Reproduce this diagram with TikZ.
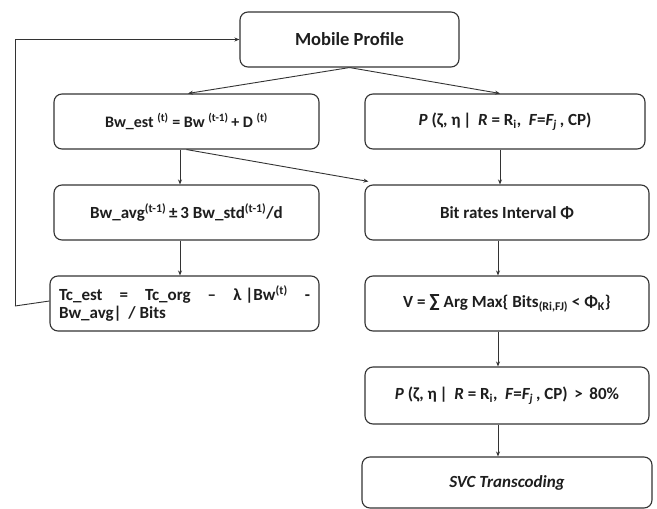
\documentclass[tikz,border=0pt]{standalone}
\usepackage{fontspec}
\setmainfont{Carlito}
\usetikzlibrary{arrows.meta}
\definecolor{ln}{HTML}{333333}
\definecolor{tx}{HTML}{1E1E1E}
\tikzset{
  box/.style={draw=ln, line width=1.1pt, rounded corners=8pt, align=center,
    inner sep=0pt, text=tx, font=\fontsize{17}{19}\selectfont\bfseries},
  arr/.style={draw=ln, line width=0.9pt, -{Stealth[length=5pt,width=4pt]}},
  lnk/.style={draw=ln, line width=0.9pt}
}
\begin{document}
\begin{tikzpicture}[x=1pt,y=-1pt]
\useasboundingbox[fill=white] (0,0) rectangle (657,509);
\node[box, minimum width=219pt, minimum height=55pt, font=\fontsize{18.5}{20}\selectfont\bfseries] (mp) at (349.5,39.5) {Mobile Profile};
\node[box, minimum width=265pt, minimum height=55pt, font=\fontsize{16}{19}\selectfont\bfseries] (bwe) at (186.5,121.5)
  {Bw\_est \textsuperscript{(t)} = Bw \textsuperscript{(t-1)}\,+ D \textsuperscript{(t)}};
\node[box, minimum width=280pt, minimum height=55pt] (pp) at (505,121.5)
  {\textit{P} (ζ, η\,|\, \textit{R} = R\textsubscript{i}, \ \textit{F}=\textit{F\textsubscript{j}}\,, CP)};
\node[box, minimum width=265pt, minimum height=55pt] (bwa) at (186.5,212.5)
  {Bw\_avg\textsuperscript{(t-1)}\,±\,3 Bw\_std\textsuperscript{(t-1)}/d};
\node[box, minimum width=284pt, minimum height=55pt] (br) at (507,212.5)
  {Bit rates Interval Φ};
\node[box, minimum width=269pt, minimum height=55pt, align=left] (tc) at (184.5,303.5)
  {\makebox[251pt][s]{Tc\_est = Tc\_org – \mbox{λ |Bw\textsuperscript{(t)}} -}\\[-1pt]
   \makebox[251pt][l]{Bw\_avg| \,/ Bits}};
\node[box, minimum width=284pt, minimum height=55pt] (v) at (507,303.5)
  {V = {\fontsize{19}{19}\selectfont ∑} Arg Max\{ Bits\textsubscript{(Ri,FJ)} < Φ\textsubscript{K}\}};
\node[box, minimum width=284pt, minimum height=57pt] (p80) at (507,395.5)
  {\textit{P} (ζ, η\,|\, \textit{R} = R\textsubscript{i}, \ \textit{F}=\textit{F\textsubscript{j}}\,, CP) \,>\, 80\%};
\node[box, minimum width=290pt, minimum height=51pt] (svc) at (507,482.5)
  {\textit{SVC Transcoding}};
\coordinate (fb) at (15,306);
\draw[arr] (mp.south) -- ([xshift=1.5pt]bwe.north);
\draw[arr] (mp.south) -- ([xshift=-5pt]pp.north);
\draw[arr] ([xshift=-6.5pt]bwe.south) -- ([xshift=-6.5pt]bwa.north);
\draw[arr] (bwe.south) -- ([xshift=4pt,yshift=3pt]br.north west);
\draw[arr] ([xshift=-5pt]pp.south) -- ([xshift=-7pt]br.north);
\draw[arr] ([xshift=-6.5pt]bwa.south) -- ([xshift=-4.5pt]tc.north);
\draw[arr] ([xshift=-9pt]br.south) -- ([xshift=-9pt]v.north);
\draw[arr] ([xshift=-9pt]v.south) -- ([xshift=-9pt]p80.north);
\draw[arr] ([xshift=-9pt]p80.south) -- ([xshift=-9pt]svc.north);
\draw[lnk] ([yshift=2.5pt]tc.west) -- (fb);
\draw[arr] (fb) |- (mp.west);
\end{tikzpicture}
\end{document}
════
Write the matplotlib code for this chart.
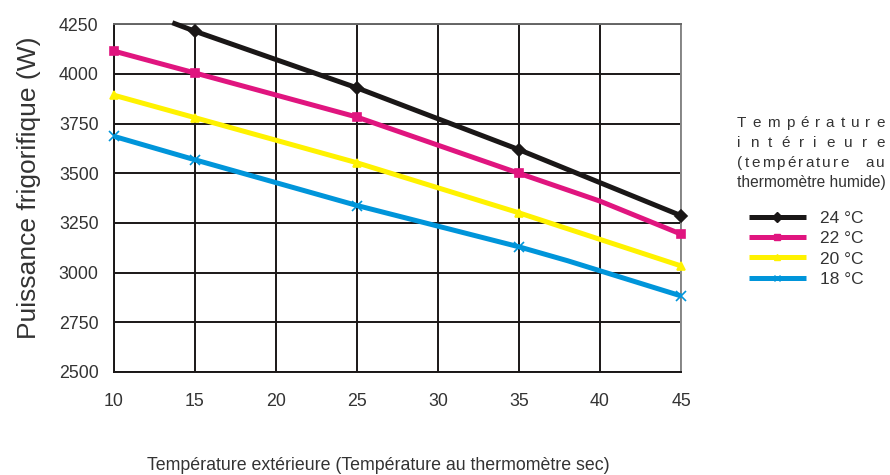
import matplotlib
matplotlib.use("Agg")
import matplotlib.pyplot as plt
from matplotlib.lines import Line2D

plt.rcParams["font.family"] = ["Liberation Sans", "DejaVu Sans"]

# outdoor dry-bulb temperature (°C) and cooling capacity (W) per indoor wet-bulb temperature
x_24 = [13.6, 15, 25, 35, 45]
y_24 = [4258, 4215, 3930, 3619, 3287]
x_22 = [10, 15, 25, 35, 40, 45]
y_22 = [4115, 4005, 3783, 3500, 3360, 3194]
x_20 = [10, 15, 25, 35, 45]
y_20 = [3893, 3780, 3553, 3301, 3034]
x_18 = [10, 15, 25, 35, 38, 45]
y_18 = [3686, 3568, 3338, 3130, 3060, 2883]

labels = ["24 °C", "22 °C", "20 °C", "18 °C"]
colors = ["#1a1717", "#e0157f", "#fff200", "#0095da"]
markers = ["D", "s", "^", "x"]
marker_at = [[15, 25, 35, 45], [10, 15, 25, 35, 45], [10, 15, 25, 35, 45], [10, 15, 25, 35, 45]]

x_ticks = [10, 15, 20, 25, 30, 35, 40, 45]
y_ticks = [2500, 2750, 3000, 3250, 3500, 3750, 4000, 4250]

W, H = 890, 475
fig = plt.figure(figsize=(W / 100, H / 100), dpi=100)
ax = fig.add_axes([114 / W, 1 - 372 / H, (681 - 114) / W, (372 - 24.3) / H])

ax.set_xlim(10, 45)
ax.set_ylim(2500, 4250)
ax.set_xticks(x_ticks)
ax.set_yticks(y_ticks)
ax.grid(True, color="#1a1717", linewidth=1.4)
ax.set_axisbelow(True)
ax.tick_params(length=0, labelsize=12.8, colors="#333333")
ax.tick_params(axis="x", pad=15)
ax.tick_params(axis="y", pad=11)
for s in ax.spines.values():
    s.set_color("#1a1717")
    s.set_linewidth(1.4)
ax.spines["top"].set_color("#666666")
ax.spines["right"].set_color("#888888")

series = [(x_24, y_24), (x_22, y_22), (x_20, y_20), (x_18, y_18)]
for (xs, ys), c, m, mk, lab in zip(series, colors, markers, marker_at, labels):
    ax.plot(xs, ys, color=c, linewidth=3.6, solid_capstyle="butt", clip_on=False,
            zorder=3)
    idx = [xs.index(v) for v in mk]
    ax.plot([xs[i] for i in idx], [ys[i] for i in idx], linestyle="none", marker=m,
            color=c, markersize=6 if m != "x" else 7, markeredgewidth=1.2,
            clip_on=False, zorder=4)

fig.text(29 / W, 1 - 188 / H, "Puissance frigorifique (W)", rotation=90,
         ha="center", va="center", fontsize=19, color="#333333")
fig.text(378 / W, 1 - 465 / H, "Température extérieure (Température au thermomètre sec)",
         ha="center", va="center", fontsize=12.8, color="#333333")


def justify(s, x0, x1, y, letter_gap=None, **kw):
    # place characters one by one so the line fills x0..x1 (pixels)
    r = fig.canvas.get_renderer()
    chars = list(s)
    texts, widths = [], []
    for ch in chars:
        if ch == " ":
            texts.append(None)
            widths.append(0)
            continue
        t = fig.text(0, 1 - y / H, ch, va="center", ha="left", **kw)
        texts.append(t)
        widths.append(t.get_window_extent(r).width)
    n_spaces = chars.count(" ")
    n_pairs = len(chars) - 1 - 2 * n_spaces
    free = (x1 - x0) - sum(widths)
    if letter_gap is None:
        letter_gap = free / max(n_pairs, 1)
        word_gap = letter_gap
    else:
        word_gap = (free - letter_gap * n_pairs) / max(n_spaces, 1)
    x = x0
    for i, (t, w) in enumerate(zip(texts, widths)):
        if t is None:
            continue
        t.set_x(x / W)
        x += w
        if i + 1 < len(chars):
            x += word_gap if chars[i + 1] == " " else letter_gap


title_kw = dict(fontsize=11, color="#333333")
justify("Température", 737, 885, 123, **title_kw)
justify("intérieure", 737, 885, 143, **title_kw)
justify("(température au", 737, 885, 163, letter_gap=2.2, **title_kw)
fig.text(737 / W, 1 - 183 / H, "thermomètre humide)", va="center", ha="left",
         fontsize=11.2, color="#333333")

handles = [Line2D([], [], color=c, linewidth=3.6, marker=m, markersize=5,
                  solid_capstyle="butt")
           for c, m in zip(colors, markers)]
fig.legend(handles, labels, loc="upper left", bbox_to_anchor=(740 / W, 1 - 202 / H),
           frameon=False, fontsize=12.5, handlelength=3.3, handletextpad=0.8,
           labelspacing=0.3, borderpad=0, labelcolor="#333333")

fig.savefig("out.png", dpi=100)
════
DIRECTIVE » Write down every line of the data above that includes the string "matplotlib".

SOLUTION »
Write the matplotlib code for this chart.
import matplotlib
matplotlib.use("Agg")
import matplotlib.pyplot as plt
from matplotlib.lines import Line2D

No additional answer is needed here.